Notícia

Após quatro anos, governo Lula e servidores voltam a se digladiar

No início da primeira gestão Lula, em 2003, o governo entrou em guerra com funcionários públicos, ao decidir mexer nas aposentadorias deles. A batalha terminou com uma reforma da Previdência dos servidores e o distanciamento político do PT de uma base social histórica. Quatro anos depois, um novo confronto foi aberto entre o governo petista e o funcionalismo, como ficou claro nesta quarta-feira (23), tanto nas mobilizações do Dia Nacional de Lutas realizadas em Brasília, quanto em um debate acalorado que aconteceu no Congresso.

O novo enfrentamento foi deflagrado por duas propostas do governo que, como a reforma de 2003, atingem o bolso dos servidores. Uma controla gastos com pessoal nos próximos dez anos – coincidência ou não, está sendo relatada na Câmara pelo deputado José Pimentel (PT-CE), o relator da reforma. Outra impõe regras para as greves deles. Ambas alimentaram uma mobilização que teria reunido 10 mil servidores na Esplanada dos Ministérios, nos cálculos da Central Única dos Trabalhadores (CUT), uma das organizadoras do ato.

“O momento é delicado. O governo quer congelar o salário dos servidores e impor uma lei antigreve que é arbitrária”, disse Ismael José César, dirigente da CUT e da Confederação Nacional dos Servidores Públicos Federais (Condsef). “O governo foi de maneira aguda para cima do servidor”, afirmou a deputada federal Alice Portugal (PCdoB-BA).

Na manifestação, havia ainda categorias com razões particulares para reclamar. Era o caso de servidores do Ibama, em greve porque condenam a divisão do instituto em dois, como fez o governo. De funcionários do Incra e do Ministério da Cultura, paralisados para arrancar uma reestruturação de carreiras que lhes teria sido prometida. E de trabalhadores do Banco Central, que cruzaram os braços para obter reajuste salarial que também teria sido combinado com eles.

Críticas no Congresso

A mobilização encerrou-se com um ato em frente ao Congresso, onde, horas mais tarde, o inconformismo dos servidores com o governo seria vocalizado durante audiência pública que debateu o projeto que limita despesas com pessoal. Organizada pela Frente Parlamentar em Defesa do Serviço Público, foi marcada por um festival de críticas ao projeto. Quase sempre, sob o argumento de que conter o gasto encolherá o Estado e afetará a prestação de serviços à população.

“O projeto impede o aumento das políticas públicas num país com nível de acesso aos serviços públicos muito baixo”, afirmou Alice Portugal.
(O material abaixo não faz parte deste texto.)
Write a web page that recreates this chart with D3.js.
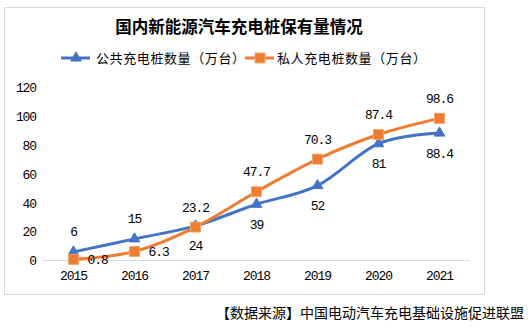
<!DOCTYPE html>
<html>
<head>
<meta charset="utf-8">
<script src="https://cdn.jsdelivr.net/npm/d3@7"></script>
<style>
  body { margin: 0; background: #fff; }
  svg { display: block; }
  .num { font-family: "Liberation Mono", "DejaVu Sans Mono", monospace; font-size: 13px; letter-spacing: -1.1px; fill: #000; }
  .cjk { font-family: "Noto Sans CJK SC", sans-serif; fill: #000; }
</style>
</head>
<body>
<svg width="532" height="327"></svg>
<script>
// years on the x axis
var years = ["2015", "2016", "2017", "2018", "2019", "2020", "2021"];
// charging piles in stock, unit: 10k
var publicPiles = [6, 15, 24, 39, 52, 81, 88.4];
var privatePiles = [0.8, 6.3, 23.2, 47.7, 70.3, 87.4, 98.6];
var yTicks = [0, 20, 40, 60, 80, 100, 120];

var titleText = "国内新能源汽车充电桩保有量情况";
var seriesNames = ["公共充电桩数量（万台）", "私人充电桩数量（万台）"];
var sourceText = "【数据来源】中国电动汽车充电基础设施促进联盟";

var svg = d3.select("svg");

// outer frame of the chart area
svg.append("rect")
    .attr("x", 4.5).attr("y", 7.5)
    .attr("width", 480).attr("height", 287)
    .attr("fill", "#fff")
    .attr("stroke", "#d9d9d9");

var xScale = d3.scaleBand().domain(years).range([43, 470]),
    yScale = d3.scaleLinear().domain([0, 120]).range([260.5, 87.5]);

function xMid(d) { return xScale(d) + xScale.bandwidth() / 2; }

// title
svg.append("text")
    .attr("class", "cjk")
    .attr("x", 239).attr("y", 27)
    .attr("dy", "0.35em")
    .attr("text-anchor", "middle")
    .style("font-size", "16.5px")
    .style("font-weight", "bold")
    .text(titleText);

// baseline
svg.append("line")
    .attr("x1", 43).attr("x2", 470)
    .attr("y1", yScale(0)).attr("y2", yScale(0))
    .attr("stroke", "#d9d9d9");

// y labels, no axis line
var yAxis = svg.append("g")
    .attr("transform", "translate(36,0)")
    .call(d3.axisLeft(yScale).tickValues(yTicks).tickSize(0).tickPadding(0));
yAxis.select(".domain").remove();
yAxis.selectAll("text").attr("class", "num").attr("font-family", null).attr("font-size", null);

// x labels
var xAxis = svg.append("g")
    .attr("transform", "translate(0,271)")
    .call(d3.axisBottom(xScale).tickSize(0).tickPadding(0));
xAxis.select(".domain").remove();
xAxis.selectAll("text").attr("class", "num").attr("font-family", null).attr("font-size", null);

var series = [
  { name: seriesNames[0], values: publicPiles, color: "#4472c4", symbol: d3.symbolTriangle, size: 48, stroke: "#4472c4",
    labelPos: ["above", "above", "below", "below", "below", "below", "below"] },
  { name: seriesNames[1], values: privatePiles, color: "#ed7d31", symbol: d3.symbolSquare, size: 100, stroke: "#f3a36c",
    labelPos: ["right", "right", "above", "above", "above", "above", "above"] }
];

var line = d3.line()
    .curve(d3.curveCardinal.tension(0))
    .x(function(d, i) { return xMid(years[i]); })
    .y(function(d) { return yScale(d); });

var s = svg.selectAll(".series")
    .data(series)
    .enter().append("g")
      .attr("class", "series");

s.append("path")
    .attr("d", function(d) { return line(d.values); })
    .attr("fill", "none")
    .attr("stroke", function(d) { return d.color; })
    .attr("stroke-width", 3)
    .attr("stroke-linecap", "round");

s.each(function(ser) {
  var g = d3.select(this);
  g.selectAll("path.mark")
    .data(ser.values)
    .enter().append("path")
      .attr("class", "mark")
      .attr("transform", function(d, i) { return "translate(" + xMid(years[i]) + "," + yScale(d) + ")"; })
      .attr("d", d3.symbol().type(ser.symbol).size(ser.size))
      .attr("fill", ser.color)
      .attr("stroke", ser.stroke)
      .attr("stroke-width", 1);

  g.selectAll("text.val")
    .data(ser.values)
    .enter().append("text")
      .attr("class", "num val")
      .attr("x", function(d, i) { return xMid(years[i]) + (ser.labelPos[i] == "right" ? 14 : 0); })
      .attr("y", function(d, i) {
        var p = ser.labelPos[i];
        return yScale(d) + (p == "above" ? -20 : p == "below" ? 20 : 0);
      })
      .attr("dy", "0.35em")
      .attr("text-anchor", function(d, i) { return ser.labelPos[i] == "right" ? "start" : "middle"; })
      .text(function(d) { return d; });
});

// legend
var legend = svg.selectAll(".legend")
    .data(series)
    .enter().append("g")
      .attr("class", "legend")
      .attr("transform", function(d, i) { return "translate(" + (i ? 245 : 61) + ",58)"; });

legend.append("line")
    .attr("x1", 0).attr("x2", 29)
    .attr("stroke", function(d) { return d.color; })
    .attr("stroke-width", 3);

legend.append("path")
    .attr("transform", "translate(15,0)")
    .attr("d", function(d) { return d3.symbol().type(d.symbol).size(d.size)(); })
    .attr("fill", function(d) { return d.color; })
    .attr("stroke", function(d) { return d.stroke; });

legend.append("text")
    .attr("class", "cjk")
    .attr("x", function(d, i) { return i ? 32 : 35; })
    .attr("dy", "0.35em")
    .style("font-size", "13px")
    .style("letter-spacing", "0.6px")
    .text(function(d) { return d.name; });

// source note
svg.append("text")
    .attr("class", "cjk")
    .attr("x", 216).attr("y", 313)
    .attr("dy", "0.35em")
    .style("font-size", "14px")
    .text(sourceText);
</script>
</body>
</html>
Segundo ela, fica fácil entender como já faltam serviços, quando se compara o tamanho do funcionalismo no Brasil com o de outros países. Aqui, do total de trabalhadores, 8,6% estariam no setor público. Nos Estados Unidos, seriam 16%. Na Espanha, 17%. Na Inglaterra, 18%.

Caso o projeto seja aprovado, a tendência é diminuir o peso dos servidores no conjunto dos trabalhadores e das riquezas nacionais. O texto propõe que, de um ano a outro, a despesa com pessoal suba no máximo pela soma da inflação com 1,5%. O adicional seria comido pelo crescimento vegetativo da folha de pessoal, segundo José Fernando Consentin, consultor da Comissão Mista de Orçamento do Congresso. “Com essa regra, não existe margem para a contratação de novos serviços, caso a economia cresça como se espera”, afirmou.

O Programa de Aceleração do Crescimento (PAC) estima que o país crescerá 5% ao ano. Caso a previsão se confirme, o peso do gasto do governo com pessoal cairá de 5,6% das riquezas nacionais (2006) para 4,3% em 2012.

“O projeto revela a concepção hegemônica de que o Estado tem de ser apequenado cada vez mais e que o servidor é um acessório”, disse o deputado Chico Alencar (PSOL-RJ), na audiência. Pessimista, ele acha difícil que os servidores consigam barrar o projeto, pois a base governista é numerosa. Mesma opinião de um integrante da base, que, no entanto, condena o projeto. “O governo tem maioria folgada e vai aprovar o Estado mínimo”, afirmou Arnaldo Faria de Sá (PTB-SP).

Em nota oficial, o segundo maior partido da base (PT) sinalizou disposição de ao menos sentar para negociar o projeto, pois “considera necessário dar atenção às críticas” de sindicalistas e movimentos sociais. E aproveitou para se posicionar de maneira tímida sobre a outra frente da guerra entre governo e servidores. “A defesa de medidas como a restrição ao direito de greve causa confusão no campo popular. O PT sempre defendeu e continuará defendendo o direito de greve”, disse a nota.